Probability vector

A probability vector, also known as a stochastic vector, is a vector in mathematics and statistics whose components are non-negative real numbers that sum to exactly one.^[1] This structure ensures that the vector represents a valid probability distribution over a finite set of mutually exclusive and exhaustive outcomes, where each component denotes the probability of a specific event occurring.^[2] For example, the vector [0.3, 0.5, 0.2] could describe the probabilities of rain, clouds, or sunshine on a given day, with the non-negativity constraint preventing negative probabilities and the summation to one guaranteeing completeness.
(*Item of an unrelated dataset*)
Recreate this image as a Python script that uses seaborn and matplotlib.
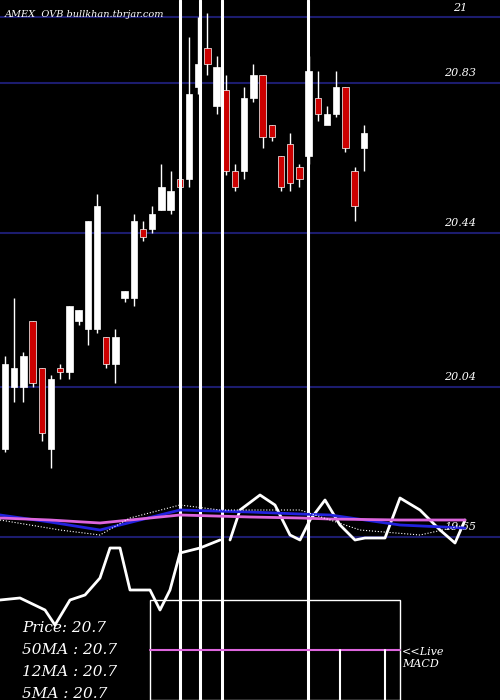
import matplotlib
matplotlib.use("Agg")
import matplotlib.pyplot as plt
import seaborn as sns
import numpy as np
from matplotlib.patches import Rectangle

sns.set_style("dark")
plt.rcParams['font.family'] = ['DejaVu Serif']

opens  = [19.88,20.04,20.04,20.21,20.09,19.88,20.09,20.08,20.21,20.19,20.19,20.17,20.10,20.27,20.27,20.45,20.45,20.50,20.50,20.58,20.58,20.82,20.92,20.77,20.81,20.60,20.60,20.79,20.85,20.72,20.64,20.67,20.61,20.64,20.79,20.72,20.75,20.82,20.60,20.66]
closes = [20.10,20.09,20.12,20.05,19.92,20.06,20.08,20.25,20.24,20.47,20.51,20.10,20.17,20.29,20.47,20.43,20.49,20.56,20.55,20.56,20.80,20.88,20.88,20.87,20.60,20.56,20.79,20.85,20.69,20.69,20.56,20.57,20.58,20.86,20.75,20.75,20.82,20.66,20.51,20.70]
highs  = [20.12,20.27,20.13,20.21,20.09,20.07,20.10,20.25,20.24,20.47,20.54,20.17,20.19,20.29,20.49,20.47,20.51,20.62,20.60,20.60,20.95,21.00,21.01,20.90,20.85,20.62,20.82,20.88,20.85,20.72,20.64,20.70,20.62,20.90,20.86,20.77,20.86,20.82,20.61,20.72]
lows   = [19.87,20.00,20.00,20.04,19.90,19.83,20.06,20.06,20.20,20.15,20.18,20.09,20.05,20.26,20.25,20.42,20.44,20.50,20.49,20.55,20.56,20.80,20.85,20.75,20.59,20.55,20.58,20.78,20.66,20.68,20.55,20.55,20.56,20.62,20.73,20.73,20.74,20.65,20.47,20.60]
hlines = [21.0, 20.83, 20.44, 20.04, 19.65]
hlabels = ["21", "20.83", "20.44", "20.04", "19.65"]
vlines_idx = [19.0, 21.2, 23.6, 32.9]

# indicator panel (arbitrary units)
ind_x = [0,20,45,55,70,85,100,110,120,130,140,150,160,170,180,200,220]
macd_lo = [100,102,90,75,100,105,122,152,152,110,110,110,90,110,147,152,160]
ind_x2 = [230,240,260,275,290,300,310,325,340,355,365,385,400,420,440,455,465]
macd_hi = [160,190,205,195,165,160,180,200,175,160,162,162,202,190,170,157,180]
ma_x = [0,50,100,180,250,300,330,400,465]
ma_pink = [182,180,177,185,183,182,181,180,180]
ma_blue = [185,178,170,190,188,186,185,175,172]
dot_x = [0,60,100,130,180,220,300,360,420,465]
dot_w = [180,170,165,182,195,190,190,170,165,175]

fig = plt.figure(figsize=(5, 7), dpi=100, facecolor="black")
ax = fig.add_axes([0, 0, 1, 1], facecolor="black")
ax.set_xlim(-0.54, 53.8)
ax.set_ylim(21.045 - 700/385, 21.045)
ax.axis("off")
for h, lab in zip(hlines, hlabels):
    ax.axhline(h, color="#1c1c6e", lw=1.5)
    ax.text(49.5, h + 0.012, lab, color="white", fontsize=8, ha="center", va="bottom", style="italic")
idx = np.arange(len(opens))
for i, o, c, hi, lo in zip(idx, opens, closes, highs, lows):
    col = "white" if c >= o else "#cc0000"
    ax.vlines(i, lo, hi, color="white", lw=1)
    ax.add_patch(Rectangle((i - 0.35, min(o, c)), 0.7, max(abs(c - o), 0.005),
                           facecolor=col, edgecolor="white", lw=0.5, zorder=3))
for v in vlines_idx:
    ax.axvline(v, color="white", lw=2.2, zorder=4)
ax.text(0, 21.02, "AMEX  OVB bullkhan.tbrjar.com", color="white", fontsize=7, va="top", style="italic")

ax2 = fig.add_axes([0, 0, 1, 1], facecolor="none")
ax2.set_xlim(0, 500); ax2.set_ylim(0, 700); ax2.axis("off")
sns.lineplot(x=ind_x, y=macd_lo, ax=ax2, color="white", lw=2)
sns.lineplot(x=ind_x2, y=macd_hi, ax=ax2, color="white", lw=2)
sns.lineplot(x=ma_x, y=ma_blue, ax=ax2, color="#2222dd", lw=2)
sns.lineplot(x=ma_x, y=ma_pink, ax=ax2, color="#dd66dd", lw=2)
sns.lineplot(x=dot_x, y=dot_w, ax=ax2, color="white", lw=0.8, linestyle=":")
ax2.add_patch(Rectangle((150, 0), 250, 100, fill=False, edgecolor="white", lw=1))
ax2.plot([150, 400], [50, 50], color="#dd66dd", lw=1.5)
ax2.plot([340, 340], [0, 50], color="white", lw=1.5)
ax2.plot([385, 385], [0, 50], color="white", lw=1.5)
for k, t in enumerate(["Price: 20.7", "50MA : 20.7", "12MA : 20.7", "5MA : 20.7"]):
    ax2.text(22, 72 - k * 22, t, color="white", fontsize=11, style="italic", va="center")
ax2.text(402, 42, "<<Live\nMACD", color="white", fontsize=8, style="italic", va="center")
fig.savefig("out.png", dpi=100, facecolor="black")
The set of all probability vectors of dimension n forms the standard (n-1)-simplex in \mathbb{R}^n, a geometric object that is convex and compact, highlighting properties such as convexity: any convex combination of probability vectors is itself a probability vector. Key algebraic properties include closure under certain linear transformations, particularly multiplication by stochastic matrices, which preserve the probability vector structure and are central to modeling dynamic systems.^[2] These vectors are normalized in the 1-norm (\| \mathbf{p} \|_1 = 1) and lie within the unit hypercube [0,1]^n, but the simplex boundary excludes interior points where the sum deviates from one. Probability vectors find extensive applications across disciplines, most notably in Markov chains where they describe the current state distribution of a stochastic process and evolve via transition matrices to reach steady-state distributions.^[2] In probability theory, they underpin discrete random variables and enable computations like expected values or entropy measures.^[1] Further, in quantum mechanics, the squared moduli of components in a state vector yield a probability vector for measurement outcomes, bridging classical probability with quantum superpositions.^[1] Other uses include decision theory for representing belief states and optimization problems in operations research, such as resource allocation under uncertainty.

Definition and Formalism

Definition

A probability vector is an n-dimensional vector \mathbf{p} = (p_1, p_2, \dots, p_n) where each p_i \geq 0 for i = 1, \dots, n and \sum_{i=1}^n p_i = 1.^[3] This structure captures the probabilities assigned to each outcome in a discrete sample space with n elements.^[4] Unlike a general real-valued vector, which may have arbitrary components without sign or magnitude restrictions, a probability vector imposes strict non-negativity on all entries to ensure they represent valid probabilities and requires normalization to unity to preserve the total probability axiom.^[5] These constraints distinguish probability vectors from ordinary vectors in linear algebra, embedding them within a bounded geometric space known as the probability simplex. In probability theory, a probability vector encodes the discrete probability mass function (PMF) of a random variable with finite support, where each p_i denotes the probability that the random variable takes the value associated with the i-th outcome. This representation facilitates the modeling of discrete probability distributions in various stochastic contexts.^[6]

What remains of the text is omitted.